Marblehead was re-commissioned on 10 November 1902 and spent the next four years steaming along the coasts of North and South America. She acted as the flagship for Rear Admiral Henry Glass, Commander of the US Navy’s Pacific Squadron, from October 1903 to March 1904. But the cruiser again was decommissioned at the Mare Island Navy Yard on 1 October 1906. On 31 March 1910, Marblehead became a training ship for the California Naval Militia. Placed in reserve on 22 July 1911, Marblehead then was transferred to the Oregon Naval Militia in 1916 as a training ship.

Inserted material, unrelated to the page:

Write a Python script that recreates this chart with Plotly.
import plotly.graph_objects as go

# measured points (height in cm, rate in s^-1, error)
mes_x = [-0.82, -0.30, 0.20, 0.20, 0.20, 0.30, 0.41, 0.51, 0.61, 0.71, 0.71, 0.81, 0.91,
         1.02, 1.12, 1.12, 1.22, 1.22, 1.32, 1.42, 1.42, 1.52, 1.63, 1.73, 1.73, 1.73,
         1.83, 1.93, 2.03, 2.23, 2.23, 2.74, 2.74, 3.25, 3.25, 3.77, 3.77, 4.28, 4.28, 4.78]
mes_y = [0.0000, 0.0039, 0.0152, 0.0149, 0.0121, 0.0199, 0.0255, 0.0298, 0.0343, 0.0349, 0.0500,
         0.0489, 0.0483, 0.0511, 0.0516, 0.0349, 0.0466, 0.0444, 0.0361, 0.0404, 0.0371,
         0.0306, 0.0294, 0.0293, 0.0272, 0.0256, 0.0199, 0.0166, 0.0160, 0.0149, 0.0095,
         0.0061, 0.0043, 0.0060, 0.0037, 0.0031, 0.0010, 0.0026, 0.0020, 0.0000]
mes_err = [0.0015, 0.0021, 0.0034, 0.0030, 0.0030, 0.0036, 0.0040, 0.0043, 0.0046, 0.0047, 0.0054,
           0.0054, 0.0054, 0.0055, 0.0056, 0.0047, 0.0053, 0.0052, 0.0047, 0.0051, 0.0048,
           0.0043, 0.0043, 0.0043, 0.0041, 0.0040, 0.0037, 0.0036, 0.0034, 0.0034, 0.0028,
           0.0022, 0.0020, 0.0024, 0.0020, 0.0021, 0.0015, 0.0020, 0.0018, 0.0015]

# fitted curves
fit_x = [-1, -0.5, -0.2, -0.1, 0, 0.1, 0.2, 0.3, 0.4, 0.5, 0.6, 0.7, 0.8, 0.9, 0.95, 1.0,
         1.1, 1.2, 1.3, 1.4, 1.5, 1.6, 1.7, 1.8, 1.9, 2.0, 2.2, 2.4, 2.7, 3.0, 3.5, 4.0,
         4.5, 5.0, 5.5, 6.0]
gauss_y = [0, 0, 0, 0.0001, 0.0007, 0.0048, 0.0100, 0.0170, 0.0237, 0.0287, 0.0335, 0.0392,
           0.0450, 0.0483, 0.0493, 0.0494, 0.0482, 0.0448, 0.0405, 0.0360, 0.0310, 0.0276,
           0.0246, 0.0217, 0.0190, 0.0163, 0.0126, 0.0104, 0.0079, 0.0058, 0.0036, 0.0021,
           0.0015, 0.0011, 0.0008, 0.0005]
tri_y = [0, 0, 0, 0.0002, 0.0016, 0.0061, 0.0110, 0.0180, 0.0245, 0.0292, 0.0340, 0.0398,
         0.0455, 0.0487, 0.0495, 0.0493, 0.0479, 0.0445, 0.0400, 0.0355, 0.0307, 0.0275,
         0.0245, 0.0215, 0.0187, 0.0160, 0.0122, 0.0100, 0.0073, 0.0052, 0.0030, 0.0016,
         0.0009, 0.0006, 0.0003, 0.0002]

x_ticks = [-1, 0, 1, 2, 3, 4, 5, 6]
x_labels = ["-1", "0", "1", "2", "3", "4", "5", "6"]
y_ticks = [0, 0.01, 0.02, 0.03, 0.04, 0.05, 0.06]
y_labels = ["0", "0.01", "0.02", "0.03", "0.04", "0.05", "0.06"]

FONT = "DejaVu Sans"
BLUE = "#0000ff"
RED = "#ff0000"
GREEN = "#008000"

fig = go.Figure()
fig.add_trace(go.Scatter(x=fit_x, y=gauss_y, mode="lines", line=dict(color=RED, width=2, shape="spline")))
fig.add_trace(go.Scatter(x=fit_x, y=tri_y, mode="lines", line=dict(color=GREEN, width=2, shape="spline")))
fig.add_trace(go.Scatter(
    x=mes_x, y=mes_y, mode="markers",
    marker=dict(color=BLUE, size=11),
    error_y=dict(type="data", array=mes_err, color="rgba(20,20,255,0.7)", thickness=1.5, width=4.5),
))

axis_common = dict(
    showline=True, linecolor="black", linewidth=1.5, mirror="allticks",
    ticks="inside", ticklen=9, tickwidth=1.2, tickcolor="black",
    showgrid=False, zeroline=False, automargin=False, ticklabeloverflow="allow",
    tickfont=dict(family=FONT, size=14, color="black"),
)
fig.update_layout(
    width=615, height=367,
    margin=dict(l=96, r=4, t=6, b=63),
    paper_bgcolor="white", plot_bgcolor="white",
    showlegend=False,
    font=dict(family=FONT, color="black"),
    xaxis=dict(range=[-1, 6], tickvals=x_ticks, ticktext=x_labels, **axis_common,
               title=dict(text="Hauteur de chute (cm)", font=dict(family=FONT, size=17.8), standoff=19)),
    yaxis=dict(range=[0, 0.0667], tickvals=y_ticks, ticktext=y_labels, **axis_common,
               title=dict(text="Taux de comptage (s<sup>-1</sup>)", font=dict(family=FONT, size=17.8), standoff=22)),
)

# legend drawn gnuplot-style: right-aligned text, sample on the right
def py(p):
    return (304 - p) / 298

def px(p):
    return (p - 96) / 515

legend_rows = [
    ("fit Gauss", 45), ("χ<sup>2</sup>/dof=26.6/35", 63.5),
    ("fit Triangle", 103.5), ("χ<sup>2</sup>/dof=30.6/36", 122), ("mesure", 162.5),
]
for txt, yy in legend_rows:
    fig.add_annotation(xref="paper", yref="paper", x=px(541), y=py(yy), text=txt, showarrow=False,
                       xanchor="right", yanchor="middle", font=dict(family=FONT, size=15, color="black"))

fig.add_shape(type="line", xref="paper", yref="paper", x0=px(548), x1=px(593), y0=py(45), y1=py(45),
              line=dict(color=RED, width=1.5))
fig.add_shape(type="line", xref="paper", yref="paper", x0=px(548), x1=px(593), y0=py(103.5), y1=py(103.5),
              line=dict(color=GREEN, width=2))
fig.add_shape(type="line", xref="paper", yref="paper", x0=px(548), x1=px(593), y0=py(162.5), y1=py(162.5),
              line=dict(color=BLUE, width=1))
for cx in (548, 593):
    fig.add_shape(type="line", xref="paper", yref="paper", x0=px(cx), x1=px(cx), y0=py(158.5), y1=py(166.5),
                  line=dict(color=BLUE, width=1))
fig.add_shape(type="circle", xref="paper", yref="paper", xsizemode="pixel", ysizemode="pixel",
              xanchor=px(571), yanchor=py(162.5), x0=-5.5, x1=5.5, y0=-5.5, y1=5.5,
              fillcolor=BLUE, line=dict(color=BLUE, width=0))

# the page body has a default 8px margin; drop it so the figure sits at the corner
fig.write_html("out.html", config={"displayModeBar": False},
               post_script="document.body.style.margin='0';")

Marblehead was fully re-commissioned on 6 April 1917 at the Puget Sound Navy Yard, Washington, and on 4 May joined the Pacific Patrol Force. As part of this unit, Marblehead was assigned to convoy, patrol, and survey duties off the coast of Mexico and guarded California against the threat of German raiders. On 11 June 1918, Marblehead left California and steamed south towards the Panama Canal. After transiting the canal, Marblehead arrived at Key West on 22 June and spent the rest of World War I in the Caribbean performing patrol and escort duties. Marblehead was sent back to the west coast on 4 December 1918 to rejoin the Pacific Fleet and she arrived at the Mare Island Navy Yard on 17 February 1919. But on 21 August, the veteran warship was decommissioned for the last time. Although reclassified PG-27 in July 1920, USS Marblehead never returned to duty and was sold for scrapping on 5 August 1921.